Revenue Limitations vs. Service Obligations
Article VIII, §1 restricts property tax levy rates for various governmental units. Article VII, §1 mandates a system of free instruction for all Nebraskans between 5 and 21 years of age. When property tax caps compress school revenue, the legislature faces a structural constitutional tension that has driven periodic school finance litigation.
Common Misconceptions
Misconception: Nebraska's constitution and the U.S. Constitution operate independently.

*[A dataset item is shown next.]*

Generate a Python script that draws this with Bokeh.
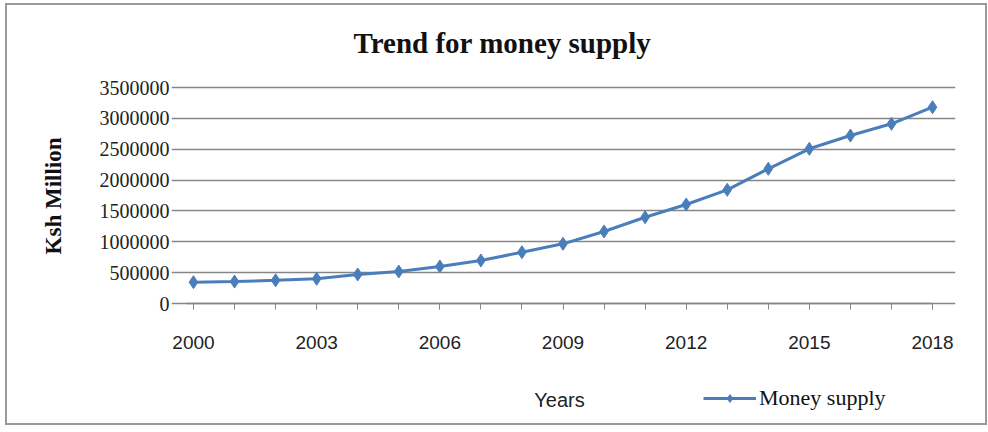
from bokeh.plotting import figure
from bokeh.models import FixedTicker, Legend, LegendItem, ColumnDataSource, LinearAxis, Title
from bokeh.embed import file_html
from bokeh.resources import INLINE

years = list(range(2000, 2019))
money_supply = [345000, 355000, 375000, 400000, 470000, 518000, 600000, 697000,
                831000, 967000, 1167000, 1398000, 1604000, 1842000, 2182000,
                2507000, 2722000, 2912000, 3181000]
x_tick_years = [2000, 2003, 2006, 2009, 2012, 2015, 2018]
y_ticks = [0, 500000, 1000000, 1500000, 2000000, 2500000, 3000000, 3500000]

title_text = "Trend for money supply"
y_label = "Ksh Million"
x_label = "Years"
series_name = "Money supply"

BLUE = "#4a7ebb"
GRID = "#868686"

# ---- layout constants (canvas pixels) ----
W, H = 982, 422
FL, FR, FT, FB = 163, 34, 61, 0
frame_w = W - FL - FR
frame_h = H - FT - FB
X0_PX, X1_PX = 185, 925          # where the first and last year sit
Y0_PX, Y1_PX = 298, 82           # where 0 and 3500000 sit
AXIS_LEFT_PX = 178               # left end of the x axis line
px_per_year = (X1_PX - X0_PX) / (years[-1] - years[0])
XMIN = years[0] - (X0_PX - FL) / px_per_year
XMAX = years[-1] + (FL + frame_w - X1_PX) / px_per_year
X_AXIS_START = years[0] - (X0_PX - AXIS_LEFT_PX) / px_per_year
val_per_px = (y_ticks[-1] - y_ticks[0]) / (Y0_PX - Y1_PX)
YMAX = y_ticks[-1] + (Y1_PX - FT) * val_per_px
YMIN = y_ticks[0] - (FT + frame_h - Y0_PX) * val_per_px
Y_TITLE_TOP_PX = 132             # where the top end of the rotated y title sits

p = figure(width=W, height=H, output_backend="svg", toolbar_location=None,
           x_range=(XMIN, XMAX), y_range=(YMIN, YMAX), x_axis_location=None,
           min_border_left=FL, min_border_right=FR, min_border_top=FT, min_border_bottom=FB)
p.styles = {"border": "2px solid #9a9a9a", "margin-left": "5px", "margin-top": "3px"}
p.outline_line_color = None
p.background_fill_color = "white"
p.border_fill_color = "white"

src = ColumnDataSource(dict(x=years, y=money_supply))
ln = p.line("x", "y", source=src, line_color=BLUE, line_width=3)
mk = p.scatter("x", "y", source=src, marker="diamond", size=13, fill_color=BLUE, line_color=BLUE)

# x axis pinned at y = 0, labels hanging below the axis line
xa = LinearAxis(fixed_location=0, bounds=(X_AXIS_START, years[-1]))
xa.ticker = FixedTicker(ticks=x_tick_years, minor_ticks=years)
xa.axis_line_color = GRID
xa.axis_line_width = 1.5
xa.major_tick_line_color = GRID
xa.minor_tick_line_color = GRID
xa.major_tick_in = 6
xa.major_tick_out = 0
xa.minor_tick_in = 6
xa.minor_tick_out = 0
xa.major_label_standoff = -45
xa.major_label_text_font = "Liberation Sans"
xa.major_label_text_font_size = "19px"
xa.major_label_text_color = "#222222"
xa.axis_label = x_label
xa.axis_label_text_font = "Liberation Sans"
xa.axis_label_text_font_style = "normal"
xa.axis_label_text_font_size = "20px"
xa.axis_label_standoff = -37
xa.axis_label_text_color = "#222222"
p.add_layout(xa, "above")

p.title.text = title_text
p.title.align = "left"
p.title.offset = 182
p.title.standoff = 16
p.title.text_font = "Liberation Serif"
p.title.text_font_style = "bold"
p.title.text_font_size = "29px"
p.title.text_color = "#111111"

p.yaxis.ticker = FixedTicker(ticks=y_ticks)
p.yaxis.axis_line_color = None
p.yaxis.major_tick_line_color = None
p.yaxis.minor_tick_line_color = None
p.yaxis.major_tick_out = 0
p.yaxis.major_tick_in = 0
p.yaxis.major_label_standoff = 2
p.yaxis.major_label_text_font = "Liberation Serif"
p.yaxis.major_label_text_font_size = "20px"
p.yaxis.major_label_text_color = "#222222"
p.yaxis.formatter.use_scientific = False

# y axis title (rotated), placed on the value span rather than the whole frame
p.add_layout(Title(text=y_label, align="right", offset=Y_TITLE_TOP_PX - FT, standoff=62,
                   text_font="Liberation Serif", text_font_style="bold",
                   text_font_size="23px", text_color="#111111"), "left")

p.xgrid.grid_line_color = None
p.ygrid.grid_line_color = GRID
p.ygrid.grid_line_width = 1.5

legend = Legend(items=[LegendItem(label=series_name, renderers=[ln, mk])],
                location=(532, 16), orientation="horizontal",
                glyph_width=53, glyph_height=20, label_standoff=3,
                padding=0, margin=0, spacing=0,
                border_line_color=None, background_fill_alpha=0,
                label_text_font="Liberation Serif", label_text_font_size="22px",
                label_text_color="#111111")
p.add_layout(legend, "center")

open("out.html", "w").write(file_html(p, INLINE))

Correction: The Supremacy Clause of Article VI of the U.S. Constitution makes federal constitutional law paramount. Nebraska's constitution operates within that constraint. No Nebraska constitutional provision can lawfully deprive residents of federally guaranteed rights.
Misconception: The unicameral legislature means Nebraska has no checks on legislative power.
Correction: Checks remain through gubernatorial veto (Article IV, §15), judicial review by the Nebraska Supreme Court, the initiative and referendum power of citizens, and federal constitutional limits. The governor's line-item veto power over appropriations bills (Article IV, §15) is a specifically enumerated constraint on legislative spending.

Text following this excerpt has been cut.